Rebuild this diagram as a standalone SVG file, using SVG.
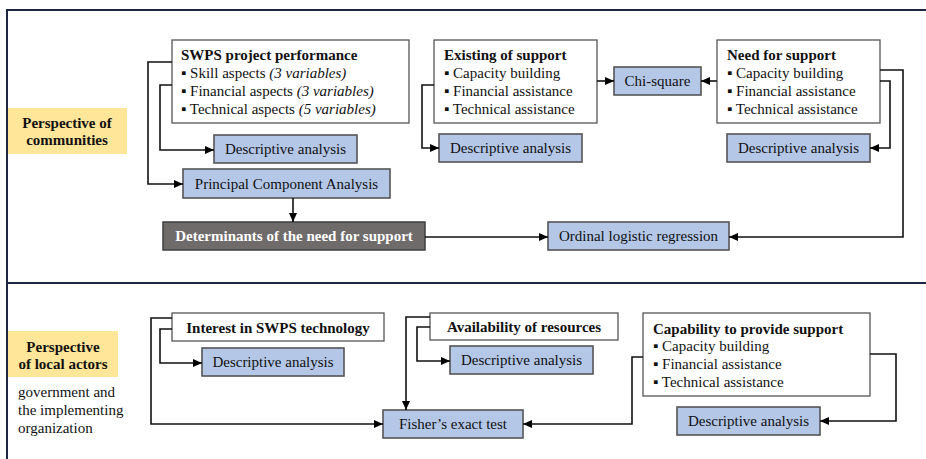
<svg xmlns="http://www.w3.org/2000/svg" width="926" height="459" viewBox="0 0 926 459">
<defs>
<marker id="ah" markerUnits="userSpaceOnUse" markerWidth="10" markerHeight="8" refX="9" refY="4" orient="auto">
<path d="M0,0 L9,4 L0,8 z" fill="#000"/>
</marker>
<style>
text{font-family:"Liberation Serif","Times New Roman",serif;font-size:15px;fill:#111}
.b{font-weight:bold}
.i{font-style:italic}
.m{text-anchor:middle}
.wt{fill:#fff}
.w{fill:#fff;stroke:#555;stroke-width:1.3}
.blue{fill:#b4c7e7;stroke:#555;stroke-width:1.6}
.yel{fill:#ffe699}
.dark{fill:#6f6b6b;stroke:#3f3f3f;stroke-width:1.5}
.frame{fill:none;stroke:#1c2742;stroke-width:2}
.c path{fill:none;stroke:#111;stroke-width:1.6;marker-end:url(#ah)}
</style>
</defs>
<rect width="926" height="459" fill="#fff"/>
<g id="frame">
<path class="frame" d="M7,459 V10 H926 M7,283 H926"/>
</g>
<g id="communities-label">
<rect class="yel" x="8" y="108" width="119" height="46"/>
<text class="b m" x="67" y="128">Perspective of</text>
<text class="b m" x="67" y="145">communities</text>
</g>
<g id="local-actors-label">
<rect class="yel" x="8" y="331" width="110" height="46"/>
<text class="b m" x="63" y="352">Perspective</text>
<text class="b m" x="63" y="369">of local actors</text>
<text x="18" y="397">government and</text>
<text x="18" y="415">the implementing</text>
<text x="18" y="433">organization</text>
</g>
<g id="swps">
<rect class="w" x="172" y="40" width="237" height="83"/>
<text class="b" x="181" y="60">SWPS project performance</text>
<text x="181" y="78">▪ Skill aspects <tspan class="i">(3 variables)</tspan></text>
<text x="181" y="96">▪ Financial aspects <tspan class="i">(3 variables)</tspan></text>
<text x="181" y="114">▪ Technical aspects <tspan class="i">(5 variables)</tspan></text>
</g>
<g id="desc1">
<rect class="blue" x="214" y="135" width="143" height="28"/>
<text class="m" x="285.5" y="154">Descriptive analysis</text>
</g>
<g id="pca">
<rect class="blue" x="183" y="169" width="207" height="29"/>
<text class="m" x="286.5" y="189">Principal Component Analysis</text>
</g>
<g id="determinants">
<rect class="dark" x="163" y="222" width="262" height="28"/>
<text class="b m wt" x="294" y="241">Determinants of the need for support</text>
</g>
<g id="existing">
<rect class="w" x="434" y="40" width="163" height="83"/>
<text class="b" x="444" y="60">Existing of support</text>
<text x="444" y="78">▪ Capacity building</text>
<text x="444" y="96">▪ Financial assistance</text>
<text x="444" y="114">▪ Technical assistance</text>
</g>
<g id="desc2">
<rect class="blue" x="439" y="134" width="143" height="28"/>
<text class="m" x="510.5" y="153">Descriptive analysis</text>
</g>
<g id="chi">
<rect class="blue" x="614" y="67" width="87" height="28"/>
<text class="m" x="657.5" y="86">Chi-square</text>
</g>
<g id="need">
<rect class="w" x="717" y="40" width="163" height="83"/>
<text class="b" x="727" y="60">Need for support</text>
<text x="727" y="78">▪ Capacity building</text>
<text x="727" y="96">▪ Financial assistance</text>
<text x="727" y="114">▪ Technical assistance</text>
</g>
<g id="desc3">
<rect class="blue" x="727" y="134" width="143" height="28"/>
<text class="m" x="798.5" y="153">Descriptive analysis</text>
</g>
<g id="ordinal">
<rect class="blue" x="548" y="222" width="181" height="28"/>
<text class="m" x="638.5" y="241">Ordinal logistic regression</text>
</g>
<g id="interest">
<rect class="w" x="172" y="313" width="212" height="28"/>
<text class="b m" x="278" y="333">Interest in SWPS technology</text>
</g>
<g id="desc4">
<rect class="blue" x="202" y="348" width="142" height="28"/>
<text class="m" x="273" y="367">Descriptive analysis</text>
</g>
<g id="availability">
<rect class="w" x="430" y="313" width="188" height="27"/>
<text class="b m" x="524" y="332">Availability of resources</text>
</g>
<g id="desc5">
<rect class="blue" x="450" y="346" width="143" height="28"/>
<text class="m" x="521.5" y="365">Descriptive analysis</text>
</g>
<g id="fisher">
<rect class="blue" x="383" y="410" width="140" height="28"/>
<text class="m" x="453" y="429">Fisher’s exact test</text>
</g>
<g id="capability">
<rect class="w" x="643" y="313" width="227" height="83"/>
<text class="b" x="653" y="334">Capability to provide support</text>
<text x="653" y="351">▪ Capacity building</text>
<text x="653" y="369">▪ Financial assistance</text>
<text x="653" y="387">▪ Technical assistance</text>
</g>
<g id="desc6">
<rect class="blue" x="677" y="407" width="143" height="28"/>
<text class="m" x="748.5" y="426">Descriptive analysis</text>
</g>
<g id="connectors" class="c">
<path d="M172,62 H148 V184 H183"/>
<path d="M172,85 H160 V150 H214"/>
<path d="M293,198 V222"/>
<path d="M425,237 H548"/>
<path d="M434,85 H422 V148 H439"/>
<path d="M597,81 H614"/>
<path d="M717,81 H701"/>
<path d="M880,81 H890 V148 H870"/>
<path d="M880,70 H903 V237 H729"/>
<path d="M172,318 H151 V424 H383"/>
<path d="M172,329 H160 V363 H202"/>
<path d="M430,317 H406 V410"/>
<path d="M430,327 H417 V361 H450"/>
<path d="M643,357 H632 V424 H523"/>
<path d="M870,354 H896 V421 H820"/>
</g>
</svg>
===
§ Exercise:
Each line of the data is to be duplicated exactly; pictures stay out of the copy.

§ Result:
Rebuild this diagram as a standalone SVG file, using SVG.
<svg xmlns="http://www.w3.org/2000/svg" width="926" height="459" viewBox="0 0 926 459">
<defs>
<marker id="ah" markerUnits="userSpaceOnUse" markerWidth="10" markerHeight="8" refX="9" refY="4" orient="auto">
<path d="M0,0 L9,4 L0,8 z" fill="#000"/>
</marker>
<style>
text{font-family:"Liberation Serif","Times New Roman",serif;font-size:15px;fill:#111}
.b{font-weight:bold}
.i{font-style:italic}
.m{text-anchor:middle}
.wt{fill:#fff}
.w{fill:#fff;stroke:#555;stroke-width:1.3}
.blue{fill:#b4c7e7;stroke:#555;stroke-width:1.6}
.yel{fill:#ffe699}
.dark{fill:#6f6b6b;stroke:#3f3f3f;stroke-width:1.5}
.frame{fill:none;stroke:#1c2742;stroke-width:2}
.c path{fill:none;stroke:#111;stroke-width:1.6;marker-end:url(#ah)}
</style>
</defs>
<rect width="926" height="459" fill="#fff"/>
<g id="frame">
<path class="frame" d="M7,459 V10 H926 M7,283 H926"/>
</g>
<g id="communities-label">
<rect class="yel" x="8" y="108" width="119" height="46"/>
<text class="b m" x="67" y="128">Perspective of</text>
<text class="b m" x="67" y="145">communities</text>
</g>
<g id="local-actors-label">
<rect class="yel" x="8" y="331" width="110" height="46"/>
<text class="b m" x="63" y="352">Perspective</text>
<text class="b m" x="63" y="369">of local actors</text>
<text x="18" y="397">government and</text>
<text x="18" y="415">the implementing</text>
<text x="18" y="433">organization</text>
</g>
<g id="swps">
<rect class="w" x="172" y="40" width="237" height="83"/>
<text class="b" x="181" y="60">SWPS project performance</text>
<text x="181" y="78">▪ Skill aspects <tspan class="i">(3 variables)</tspan></text>
<text x="181" y="96">▪ Financial aspects <tspan class="i">(3 variables)</tspan></text>
<text x="181" y="114">▪ Technical aspects <tspan class="i">(5 variables)</tspan></text>
</g>
<g id="desc1">
<rect class="blue" x="214" y="135" width="143" height="28"/>
<text class="m" x="285.5" y="154">Descriptive analysis</text>
</g>
<g id="pca">
<rect class="blue" x="183" y="169" width="207" height="29"/>
<text class="m" x="286.5" y="189">Principal Component Analysis</text>
</g>
<g id="determinants">
<rect class="dark" x="163" y="222" width="262" height="28"/>
<text class="b m wt" x="294" y="241">Determinants of the need for support</text>
</g>
<g id="existing">
<rect class="w" x="434" y="40" width="163" height="83"/>
<text class="b" x="444" y="60">Existing of support</text>
<text x="444" y="78">▪ Capacity building</text>
<text x="444" y="96">▪ Financial assistance</text>
<text x="444" y="114">▪ Technical assistance</text>
</g>
<g id="desc2">
<rect class="blue" x="439" y="134" width="143" height="28"/>
<text class="m" x="510.5" y="153">Descriptive analysis</text>
</g>
<g id="chi">
<rect class="blue" x="614" y="67" width="87" height="28"/>
<text class="m" x="657.5" y="86">Chi-square</text>
</g>
<g id="need">
<rect class="w" x="717" y="40" width="163" height="83"/>
<text class="b" x="727" y="60">Need for support</text>
<text x="727" y="78">▪ Capacity building</text>
<text x="727" y="96">▪ Financial assistance</text>
<text x="727" y="114">▪ Technical assistance</text>
</g>
<g id="desc3">
<rect class="blue" x="727" y="134" width="143" height="28"/>
<text class="m" x="798.5" y="153">Descriptive analysis</text>
</g>
<g id="ordinal">
<rect class="blue" x="548" y="222" width="181" height="28"/>
<text class="m" x="638.5" y="241">Ordinal logistic regression</text>
</g>
<g id="interest">
<rect class="w" x="172" y="313" width="212" height="28"/>
<text class="b m" x="278" y="333">Interest in SWPS technology</text>
</g>
<g id="desc4">
<rect class="blue" x="202" y="348" width="142" height="28"/>
<text class="m" x="273" y="367">Descriptive analysis</text>
</g>
<g id="availability">
<rect class="w" x="430" y="313" width="188" height="27"/>
<text class="b m" x="524" y="332">Availability of resources</text>
</g>
<g id="desc5">
<rect class="blue" x="450" y="346" width="143" height="28"/>
<text class="m" x="521.5" y="365">Descriptive analysis</text>
</g>
<g id="fisher">
<rect class="blue" x="383" y="410" width="140" height="28"/>
<text class="m" x="453" y="429">Fisher’s exact test</text>
</g>
<g id="capability">
<rect class="w" x="643" y="313" width="227" height="83"/>
<text class="b" x="653" y="334">Capability to provide support</text>
<text x="653" y="351">▪ Capacity building</text>
<text x="653" y="369">▪ Financial assistance</text>
<text x="653" y="387">▪ Technical assistance</text>
</g>
<g id="desc6">
<rect class="blue" x="677" y="407" width="143" height="28"/>
<text class="m" x="748.5" y="426">Descriptive analysis</text>
</g>
<g id="connectors" class="c">
<path d="M172,62 H148 V184 H183"/>
<path d="M172,85 H160 V150 H214"/>
<path d="M293,198 V222"/>
<path d="M425,237 H548"/>
<path d="M434,85 H422 V148 H439"/>
<path d="M597,81 H614"/>
<path d="M717,81 H701"/>
<path d="M880,81 H890 V148 H870"/>
<path d="M880,70 H903 V237 H729"/>
<path d="M172,318 H151 V424 H383"/>
<path d="M172,329 H160 V363 H202"/>
<path d="M430,317 H406 V410"/>
<path d="M430,327 H417 V361 H450"/>
<path d="M643,357 H632 V424 H523"/>
<path d="M870,354 H896 V421 H820"/>
</g>
</svg>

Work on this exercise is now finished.